I recognize that the purpose of the episode was to break Rick Grimes, to extinguish any remaining belief in him that he was the alpha. But unlike in a more decentralized but comparable violent show such as Game of Thrones—where few heroes are safe, and where the power dynamics can always shift dramatically—The Walking Dead is limited in terms of plot reversals. While it could be interesting to explore how the group deals with living in total submission to Negan and his Saviors, it’s hard to imagine a future for the show in which Negan doesn’t get his comeuppance and Rick’s rule is restored in some form or another. Sunday’s episode did very little to sell me on the idea that a smart, complex season lies ahead.

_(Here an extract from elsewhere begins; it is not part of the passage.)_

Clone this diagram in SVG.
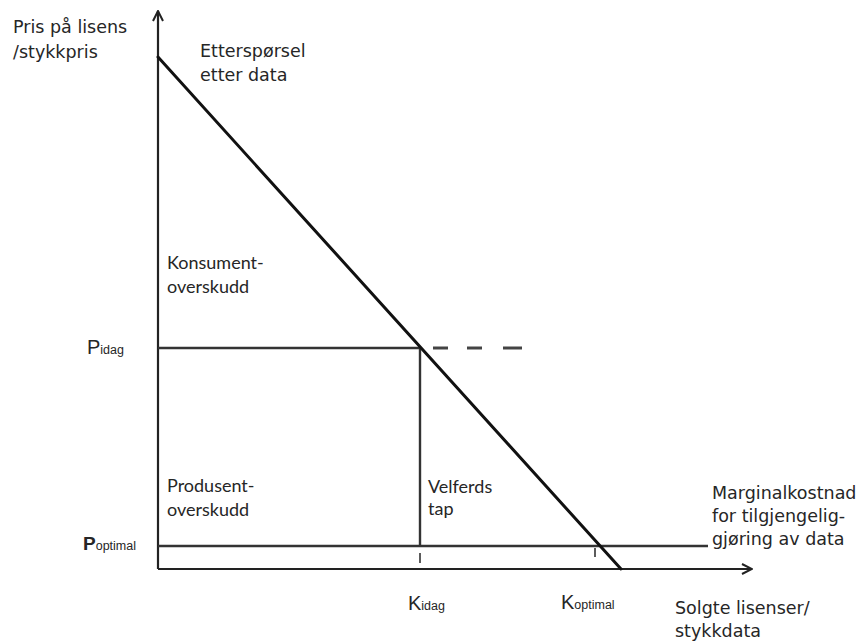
<svg xmlns="http://www.w3.org/2000/svg" width="859" height="642" viewBox="0 0 859 642">
  <style>
    .lbl { font-family: "DejaVu Sans", "Liberation Sans", sans-serif; font-size: 17.5px; fill: #262626; }
    .area { font-family: Lato, "Open Sans", "Liberation Sans", sans-serif; font-size: 18px; fill: #262626; }
    .sym { font-family: "Liberation Sans", "DejaVu Sans", sans-serif; fill: #262626; }
    .axis { stroke: #222; stroke-width: 2.2; fill: none; }
    .guide { stroke: #333; stroke-width: 2.4; fill: none; }
    .demand { stroke: #111; stroke-width: 3; fill: none; stroke-linecap: round; }
  </style>
  <defs>
    <marker id="arrow" viewBox="0 0 12 12" refX="11" refY="6" markerWidth="12" markerHeight="12" markerUnits="userSpaceOnUse" orient="auto">
      <polyline points="1,1 11,6 1,11" fill="none" stroke="#222" stroke-width="2"/>
    </marker>
  </defs>
  <rect width="859" height="642" fill="#ffffff"/>

  <g id="connectors">
    <line id="y-axis" class="axis" x1="158" y1="569" x2="158" y2="11" marker-end="url(#arrow)"/>
    <line id="x-axis" class="axis" x1="158" y1="569" x2="752" y2="569" marker-end="url(#arrow)"/>
    <line id="p-idag-line" class="guide" x1="158" y1="348" x2="420" y2="348"/>
    <g id="p-idag-dashes" stroke="#444" stroke-width="3">
      <line x1="433" y1="348" x2="448" y2="348"/>
      <line x1="467" y1="348" x2="482" y2="348"/>
      <line x1="503" y1="348" x2="522" y2="348"/>
    </g>
    <line id="k-idag-line" class="guide" x1="420" y1="348" x2="420" y2="546"/>
    <line id="p-optimal-line" class="guide" x1="158" y1="546" x2="708" y2="546"/>
    <line id="tick-k-idag" stroke="#333" stroke-width="1.6" x1="420" y1="553" x2="420" y2="563"/>
    <line id="tick-k-optimal" stroke="#333" stroke-width="1.6" x1="595" y1="548" x2="595" y2="557"/>
    <line id="demand" class="demand" x1="158" y1="57" x2="621" y2="569"/>
  </g>

  <g id="axis-labels">
    <text class="lbl" x="13" y="33">Pris på lisens</text>
    <text class="lbl" x="13" y="58">/stykkpris</text>
    <text class="lbl" x="675" y="614">Solgte lisenser/</text>
    <text class="lbl" x="675" y="637">stykkdata</text>
  </g>

  <g id="demand-label">
    <text class="lbl" x="200" y="57">Etterspørsel</text>
    <text class="lbl" x="200" y="81">etter data</text>
  </g>

  <g id="marginal-cost-label">
    <text class="lbl" x="712" y="499">Marginalkostnad</text>
    <text class="lbl" x="712" y="522">for tilgjengelig-</text>
    <text class="lbl" x="712" y="545">gjøring av data</text>
  </g>

  <g id="consumer-surplus">
    <text class="area" x="167" y="269">Konsument-</text>
    <text class="area" x="167" y="293">overskudd</text>
  </g>

  <g id="producer-surplus">
    <text class="area" x="167" y="492">Produsent-</text>
    <text class="area" x="167" y="516">overskudd</text>
  </g>

  <g id="welfare-loss">
    <text class="area" x="428" y="493">Velferds</text>
    <text class="area" x="428" y="515">tap</text>
  </g>

  <g id="p-idag">
    <text class="sym" x="87" y="354"><tspan font-size="20">P</tspan><tspan font-size="12.5">idag</tspan></text>
  </g>
  <g id="p-optimal">
    <text class="sym" x="83" y="550"><tspan font-size="19" font-weight="bold">P</tspan><tspan font-size="12.5">optimal</tspan></text>
  </g>
  <g id="k-idag">
    <text class="sym" x="408" y="610"><tspan font-size="20">K</tspan><tspan font-size="12.5">idag</tspan></text>
  </g>
  <g id="k-optimal">
    <text class="sym" x="561" y="609"><tspan font-size="20">K</tspan><tspan font-size="12.5">optimal</tspan></text>
  </g>
</svg>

Let’s be real—no one still watching this show today has a weak tolerance for violence. So the fact that so many people (judging from social media) were disgusted by the sheer gore on display suggests that The Walking Dead veered into something much darker; call it torture porn or sadism or cruelty for cruelty’s sake. There’s nothing stopping bloodshed from coinciding with or even amplifying good storytelling (the comics handled the bat-bashing scene much differently and more elegantly, even if it was still graphic). But the grisly theatrics, combined with the awkward momentum, were difficult to accept as a necessary cost in service of some higher-minded, novel idea.

I’ve come to realize that I don’t watch The Walking Dead because I think it’s a holistically great series (even though it has had many moments of brilliance). On some level I regret all the hours I could have invested in a different, better show—but I keep coming back out of habit, out of hope that something will change, because I still genuinely care about many of the characters. I’m far from the only person who feels this way, and AMC and the show’s executives know that all too well. Which is why they can take advantage of the show’s massive viewership and pull stunts that defy narrative integrity in the name of artistry. The show doesn’t really need to tell a consistently good story in order to get people to tune in (though I know there are fans who genuinely thought this was a terrific premiere episode that exceeded their expectations). If I keep paying attention, it’ll be out of something far closer to empty resignation than love.